A mercantilist system meant Big Government: a strong centralized governing body upheld through public debt and heavy taxation on its citizens. It would also subsidize domestic manufacturing through the imposition of high tariffs. Finally, it would implement large-scale and far-reaching public works. An “Americanized” form of Great Britain.
A critical part of this scheme was to erect a central bank that had monopolistic powers with regard to issuing notes that are receivable to both state and federal governments. The central bank would lend its money to the federal government, and American citizens would be the ones to pay back the banks.
Perhaps you know the rest of the story. Morris’ bank scheme ended when his bank was privatized. But his youthful disciple, Alexander Hamilton, carried the mantle of Morris’ vision. In fact, Hamilton became the US’ first Treasury Secretary without having any financial background at all; this, due to Morris’ influence. In the end, Hamilton championed the First Bank of the United States which came into existence in 1791.
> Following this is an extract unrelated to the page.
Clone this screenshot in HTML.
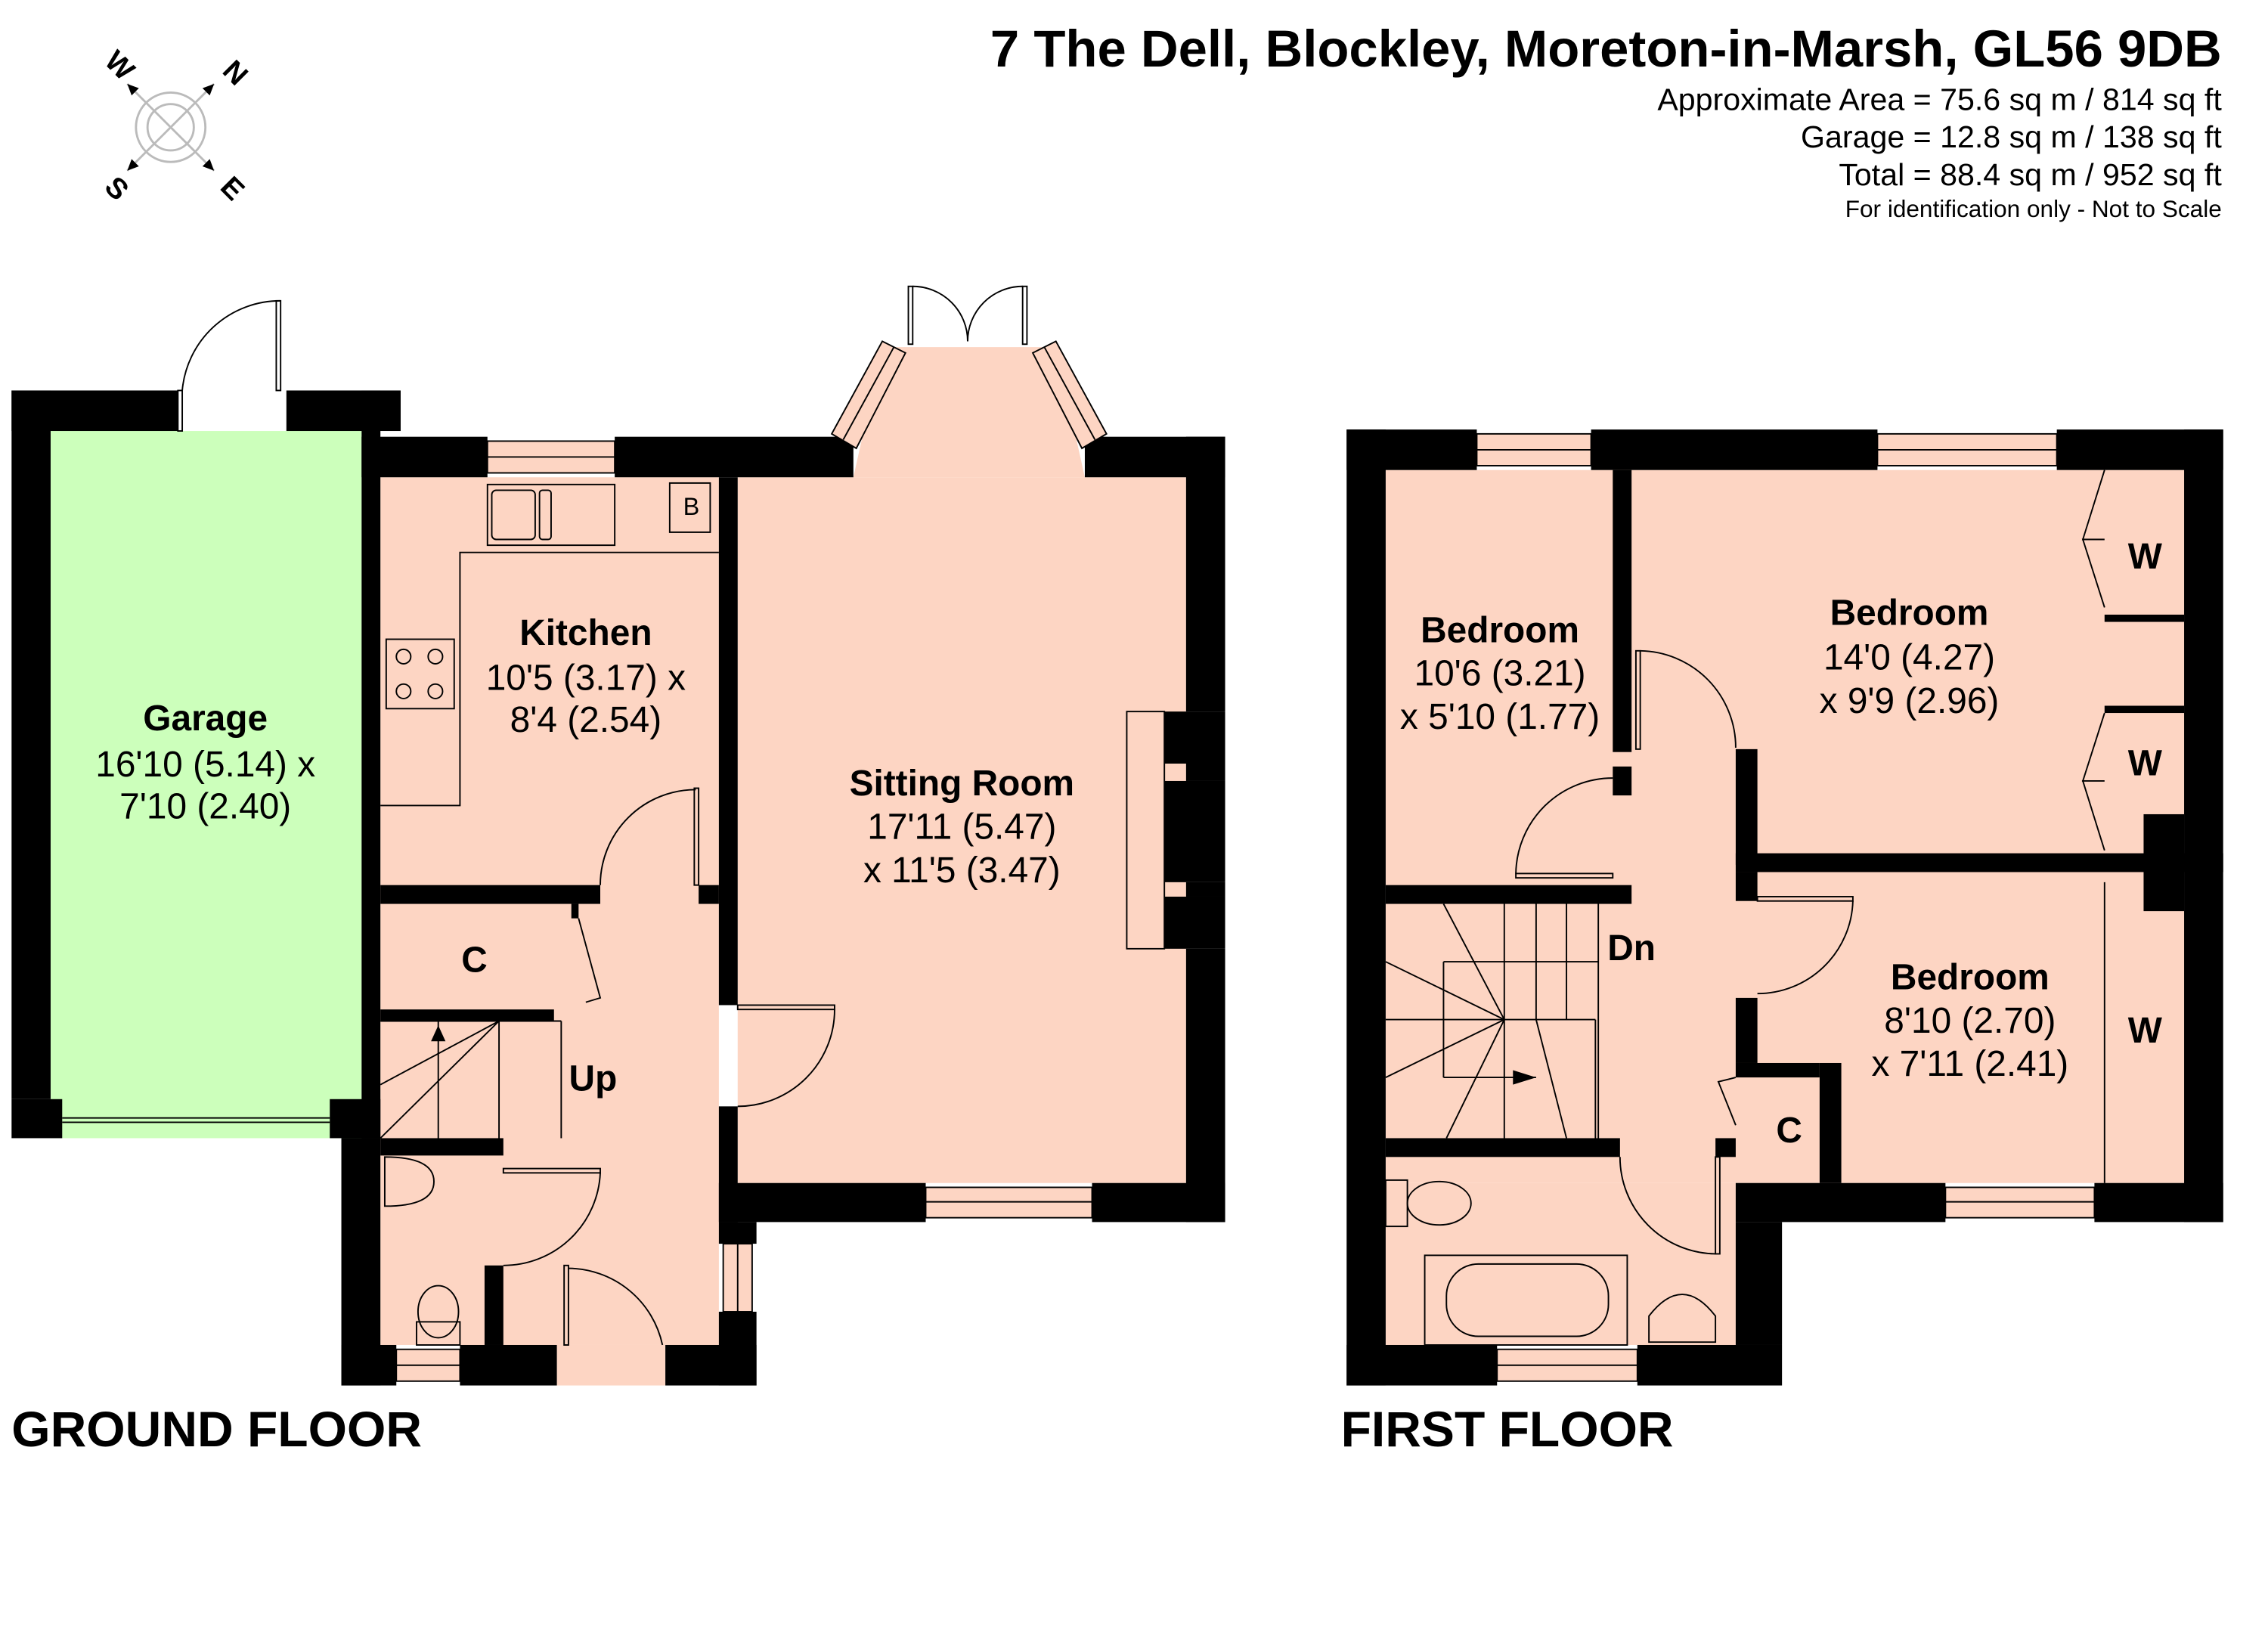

A history with details too rich to include in this article, the critical point is that it “fulfilled its inflationary potential,” issuing paper dollars by the millions.
The result: an inflationary price increase of 72% from 1791-1796.
The central bank was a destructive force that hampered the freedom and prosperity of its people. It was also a monopolistic tool of intervention that worked contrary to the natural free-market system.
When you think of central banks today–in our case the Federal Reserve–it’s virtually the same system!
It’s time to wake up to the real culprit of economic woes trickling down to our day-to-day financial realities!